”as bad as using wall hacks..”

av Joachim Rittfeldt Hofvenschiöld

 The growth of an idea, especially that of a competitive nature, must be supported by those fundamentals of credibility, stability and direction. The world of professional esports is no different.

The idea of a towering business model of esports reaching the same soaring heights as those of football or formula one is nothing but illusions of grandeur if the build is based on rotten foundations. What I am trying to say is, there must be rules, regulations and affirmations that everything is legitimate before progressing too far to easily make a change.

We have all seen how hard an unforeseen scandal can rock the competitive scene, with the match fixing situation throwing the results of games into uncertainty, and VACations leaving fans unsure who they can trust. This is why from the beginning, clear rules must be set for the conduct of fair play in our game. Along with these rules must come regulations, ensuring the rules are enforced and serious repercussions if they are to be broken.

This leads us onto our latest topic, Doping in esports. A topic we’ve seen many times in the past, whether it be linked to cycling, baseball or fighting has now found it’s way to the attention of some of CSGO’s biggest tournament providers. While many have spoken about it as of late after some interviews, ESL are the first to make a move, setting the precedent for the rest of the scene.

Adderall, the drug in the spotlight for esports (Image: hipsxxhearts)

A currently unknown list of drugs, performance enhancing and otherwise, will be banned with immediate effect by ESL, with tests going into immediate effect from ESL One Cologne this August (2015). From there, ESL have promised to meet with the Nationale Anti Doping Agentur and the World Anti Doping Agency to continue to improve their list, techniques and overall coverage of their substance ban. This ban is in no way exclusive to CSGO either, with ESL promising to “encompass all players participating in competitions organized, hosted or produced by ESL “

This quick and serious reaction from ESL will hopefully cause other organisations to follow suit, already the teams are promising to hold their players accountable with the general reaction being positive.

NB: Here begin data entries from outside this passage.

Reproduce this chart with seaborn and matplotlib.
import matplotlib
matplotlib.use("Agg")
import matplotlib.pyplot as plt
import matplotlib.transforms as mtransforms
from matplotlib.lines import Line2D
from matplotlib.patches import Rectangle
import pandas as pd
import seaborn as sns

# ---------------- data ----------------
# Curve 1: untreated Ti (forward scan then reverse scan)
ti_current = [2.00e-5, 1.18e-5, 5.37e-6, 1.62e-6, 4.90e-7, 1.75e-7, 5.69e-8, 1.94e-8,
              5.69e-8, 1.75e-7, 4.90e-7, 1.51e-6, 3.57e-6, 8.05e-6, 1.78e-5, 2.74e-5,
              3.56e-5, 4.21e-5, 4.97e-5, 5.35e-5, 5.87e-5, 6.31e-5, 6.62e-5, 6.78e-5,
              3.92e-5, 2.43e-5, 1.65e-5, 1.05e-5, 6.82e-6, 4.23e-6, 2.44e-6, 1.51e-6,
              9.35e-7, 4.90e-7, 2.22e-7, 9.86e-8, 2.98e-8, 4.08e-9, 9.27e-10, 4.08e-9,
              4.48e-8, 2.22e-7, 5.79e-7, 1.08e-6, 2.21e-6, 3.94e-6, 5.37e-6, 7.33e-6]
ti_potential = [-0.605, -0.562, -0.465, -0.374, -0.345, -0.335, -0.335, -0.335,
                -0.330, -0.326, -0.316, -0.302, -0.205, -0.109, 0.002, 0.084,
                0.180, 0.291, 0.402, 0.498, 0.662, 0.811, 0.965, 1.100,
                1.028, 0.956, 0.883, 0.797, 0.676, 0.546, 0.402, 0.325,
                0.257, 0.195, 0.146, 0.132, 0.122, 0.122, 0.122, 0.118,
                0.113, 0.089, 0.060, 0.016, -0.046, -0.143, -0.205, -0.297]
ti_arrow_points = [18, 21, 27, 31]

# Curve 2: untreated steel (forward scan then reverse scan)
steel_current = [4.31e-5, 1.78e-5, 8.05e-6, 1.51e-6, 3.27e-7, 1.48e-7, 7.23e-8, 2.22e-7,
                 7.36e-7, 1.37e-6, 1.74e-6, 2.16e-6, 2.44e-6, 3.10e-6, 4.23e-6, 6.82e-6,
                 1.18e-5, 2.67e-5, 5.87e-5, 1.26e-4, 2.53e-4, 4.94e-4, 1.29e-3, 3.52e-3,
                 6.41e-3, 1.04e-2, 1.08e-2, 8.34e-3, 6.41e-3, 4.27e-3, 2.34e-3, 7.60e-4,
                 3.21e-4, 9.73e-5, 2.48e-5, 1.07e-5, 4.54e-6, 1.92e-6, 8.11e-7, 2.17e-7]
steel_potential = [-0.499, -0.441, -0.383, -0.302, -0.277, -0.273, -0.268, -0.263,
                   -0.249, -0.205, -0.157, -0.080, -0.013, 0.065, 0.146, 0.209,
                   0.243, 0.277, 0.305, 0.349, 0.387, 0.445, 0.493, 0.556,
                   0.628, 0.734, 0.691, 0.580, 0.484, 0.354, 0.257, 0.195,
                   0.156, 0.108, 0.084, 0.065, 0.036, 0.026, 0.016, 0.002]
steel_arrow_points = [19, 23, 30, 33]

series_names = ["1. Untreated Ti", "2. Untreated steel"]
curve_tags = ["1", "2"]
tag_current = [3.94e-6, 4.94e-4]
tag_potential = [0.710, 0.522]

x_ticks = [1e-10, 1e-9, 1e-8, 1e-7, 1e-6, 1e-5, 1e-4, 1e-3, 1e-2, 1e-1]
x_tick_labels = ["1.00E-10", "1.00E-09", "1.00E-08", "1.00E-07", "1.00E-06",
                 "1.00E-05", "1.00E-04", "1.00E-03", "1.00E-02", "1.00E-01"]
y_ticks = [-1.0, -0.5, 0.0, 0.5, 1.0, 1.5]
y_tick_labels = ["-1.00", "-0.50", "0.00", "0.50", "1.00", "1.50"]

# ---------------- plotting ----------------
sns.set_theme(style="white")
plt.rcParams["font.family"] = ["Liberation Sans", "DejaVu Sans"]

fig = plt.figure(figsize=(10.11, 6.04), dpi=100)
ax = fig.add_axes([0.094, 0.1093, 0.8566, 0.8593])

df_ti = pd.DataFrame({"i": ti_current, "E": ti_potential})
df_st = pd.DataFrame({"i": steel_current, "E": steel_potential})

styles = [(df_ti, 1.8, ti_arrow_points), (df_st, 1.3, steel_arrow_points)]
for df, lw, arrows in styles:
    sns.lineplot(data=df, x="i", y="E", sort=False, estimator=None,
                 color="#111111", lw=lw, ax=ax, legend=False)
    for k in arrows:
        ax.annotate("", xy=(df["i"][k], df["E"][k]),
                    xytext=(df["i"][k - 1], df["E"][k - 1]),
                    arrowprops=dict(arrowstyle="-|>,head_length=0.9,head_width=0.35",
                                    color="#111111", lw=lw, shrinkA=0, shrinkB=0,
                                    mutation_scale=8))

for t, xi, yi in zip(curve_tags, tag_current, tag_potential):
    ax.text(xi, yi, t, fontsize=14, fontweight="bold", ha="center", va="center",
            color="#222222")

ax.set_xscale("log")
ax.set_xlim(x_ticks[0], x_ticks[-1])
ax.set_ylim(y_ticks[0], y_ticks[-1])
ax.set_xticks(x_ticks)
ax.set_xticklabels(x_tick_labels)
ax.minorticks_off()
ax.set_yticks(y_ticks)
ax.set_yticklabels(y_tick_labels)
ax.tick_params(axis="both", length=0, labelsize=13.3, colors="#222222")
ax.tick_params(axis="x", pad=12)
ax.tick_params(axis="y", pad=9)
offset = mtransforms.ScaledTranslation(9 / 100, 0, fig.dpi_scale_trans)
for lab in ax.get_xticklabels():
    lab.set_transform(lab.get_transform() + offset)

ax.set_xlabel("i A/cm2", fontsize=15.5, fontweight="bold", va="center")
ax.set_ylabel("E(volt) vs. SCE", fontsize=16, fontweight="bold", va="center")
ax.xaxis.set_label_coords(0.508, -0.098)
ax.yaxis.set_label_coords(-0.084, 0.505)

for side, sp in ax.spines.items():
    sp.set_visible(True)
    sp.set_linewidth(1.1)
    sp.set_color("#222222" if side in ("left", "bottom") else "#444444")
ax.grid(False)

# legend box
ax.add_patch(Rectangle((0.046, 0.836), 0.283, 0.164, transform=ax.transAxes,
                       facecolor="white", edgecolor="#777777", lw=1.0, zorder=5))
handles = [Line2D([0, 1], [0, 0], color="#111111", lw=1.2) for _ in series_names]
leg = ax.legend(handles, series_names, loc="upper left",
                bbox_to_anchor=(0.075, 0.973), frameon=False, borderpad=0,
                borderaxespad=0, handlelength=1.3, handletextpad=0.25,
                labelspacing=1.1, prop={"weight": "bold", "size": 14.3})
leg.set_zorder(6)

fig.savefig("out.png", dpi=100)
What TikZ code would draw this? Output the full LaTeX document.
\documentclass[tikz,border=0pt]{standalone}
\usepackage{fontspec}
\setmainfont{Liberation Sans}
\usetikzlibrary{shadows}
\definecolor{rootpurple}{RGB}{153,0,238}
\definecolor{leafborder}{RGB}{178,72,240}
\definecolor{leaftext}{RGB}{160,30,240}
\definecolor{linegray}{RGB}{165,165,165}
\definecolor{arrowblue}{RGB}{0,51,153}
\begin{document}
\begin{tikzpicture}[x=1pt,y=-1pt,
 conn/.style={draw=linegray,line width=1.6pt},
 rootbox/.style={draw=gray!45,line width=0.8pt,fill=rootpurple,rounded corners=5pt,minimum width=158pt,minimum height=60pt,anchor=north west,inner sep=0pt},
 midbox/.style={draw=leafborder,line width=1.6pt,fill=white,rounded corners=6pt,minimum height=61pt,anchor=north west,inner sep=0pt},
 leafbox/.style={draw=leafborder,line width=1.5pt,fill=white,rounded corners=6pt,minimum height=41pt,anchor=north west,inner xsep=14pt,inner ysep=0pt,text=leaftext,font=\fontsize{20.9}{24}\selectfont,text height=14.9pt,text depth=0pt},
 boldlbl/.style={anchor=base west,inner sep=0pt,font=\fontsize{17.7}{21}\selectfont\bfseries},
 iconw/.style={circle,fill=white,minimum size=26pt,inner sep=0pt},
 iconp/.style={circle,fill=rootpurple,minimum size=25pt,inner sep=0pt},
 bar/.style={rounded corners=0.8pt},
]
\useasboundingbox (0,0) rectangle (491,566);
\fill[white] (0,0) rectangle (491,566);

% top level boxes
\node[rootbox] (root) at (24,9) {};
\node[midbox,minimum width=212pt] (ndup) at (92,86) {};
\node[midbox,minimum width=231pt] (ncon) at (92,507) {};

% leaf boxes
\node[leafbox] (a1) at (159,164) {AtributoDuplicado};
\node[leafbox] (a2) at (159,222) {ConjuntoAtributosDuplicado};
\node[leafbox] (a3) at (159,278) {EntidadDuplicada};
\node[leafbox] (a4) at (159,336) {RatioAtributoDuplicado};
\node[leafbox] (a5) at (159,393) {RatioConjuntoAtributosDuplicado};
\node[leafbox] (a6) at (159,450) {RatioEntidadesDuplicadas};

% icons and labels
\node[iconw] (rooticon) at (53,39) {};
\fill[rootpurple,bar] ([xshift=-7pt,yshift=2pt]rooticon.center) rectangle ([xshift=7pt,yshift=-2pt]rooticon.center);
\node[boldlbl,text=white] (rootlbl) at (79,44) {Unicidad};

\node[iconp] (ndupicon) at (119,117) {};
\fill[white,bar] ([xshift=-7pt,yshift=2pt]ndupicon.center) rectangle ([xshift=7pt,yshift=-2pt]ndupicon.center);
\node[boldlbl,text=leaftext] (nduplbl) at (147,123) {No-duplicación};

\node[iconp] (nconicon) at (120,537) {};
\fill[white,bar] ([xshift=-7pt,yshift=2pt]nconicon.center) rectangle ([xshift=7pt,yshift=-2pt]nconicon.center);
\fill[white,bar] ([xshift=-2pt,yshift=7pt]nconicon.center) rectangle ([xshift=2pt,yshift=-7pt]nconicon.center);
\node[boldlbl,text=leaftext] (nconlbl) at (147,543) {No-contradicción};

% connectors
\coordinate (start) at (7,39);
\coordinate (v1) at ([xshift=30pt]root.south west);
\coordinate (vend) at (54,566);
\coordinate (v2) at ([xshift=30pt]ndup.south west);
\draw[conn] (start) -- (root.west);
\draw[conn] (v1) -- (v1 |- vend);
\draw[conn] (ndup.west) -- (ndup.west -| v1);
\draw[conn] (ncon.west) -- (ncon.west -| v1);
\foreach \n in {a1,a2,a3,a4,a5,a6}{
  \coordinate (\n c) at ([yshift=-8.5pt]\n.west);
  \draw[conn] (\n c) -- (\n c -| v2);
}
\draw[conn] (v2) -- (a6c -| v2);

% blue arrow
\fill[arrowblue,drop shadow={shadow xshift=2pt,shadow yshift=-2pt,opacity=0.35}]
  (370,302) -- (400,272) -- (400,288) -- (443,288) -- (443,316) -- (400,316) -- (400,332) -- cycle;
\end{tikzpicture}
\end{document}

ESL are looking to combat doping before their next major, ESL One Cologne in August 2015

The anti-doping/banned substance rules ESL are implementing are in fact real. We will hold our players accountable. I can promise that.” – @hastr0 the Managing Director at Team EnVyUs

Props to ESL for being the first eSports body to test for performance enhancing drugs at events.” – @RNGMonteCristo co owner of Renegades

Here at Ninjas in Pyjamas the reaction is no different, we fully support the substance ban and it’s follow on effects, helping to secure the legitimacy of our esports. The CEO of NiP, Per Lilliefelth had this to say on the matter.

My view on performance-enhancing drugs of any type is simple, its cheating , and as bad as using wall hacks, aimbots or any other means to get unfair advantages.

We in NiP will have ZERO tolerance towards this , always.”

Per Lilliefelth, CEO of NiP affirms our zero tolerance policy

All in all, the esports industry has identified something that, if not already an issue, could easily become a rampant one that would be incredibly damaging and difficult to uproot. Once identified we as a whole community are taking the steps necessary to combat the issue in a fair and controlled way, to ensure the continued credibility of the scene. As with any implementation of new rules or practices, the patience and cooperation of fans, organisations and players alike is important to the smooth transition and progression of the sport.

Again, as an organisation we would like to reitterate that we do not condone the use of performance enhancing substances and will cooperate fully with any nesseccary procedures to ensure the scene is clean.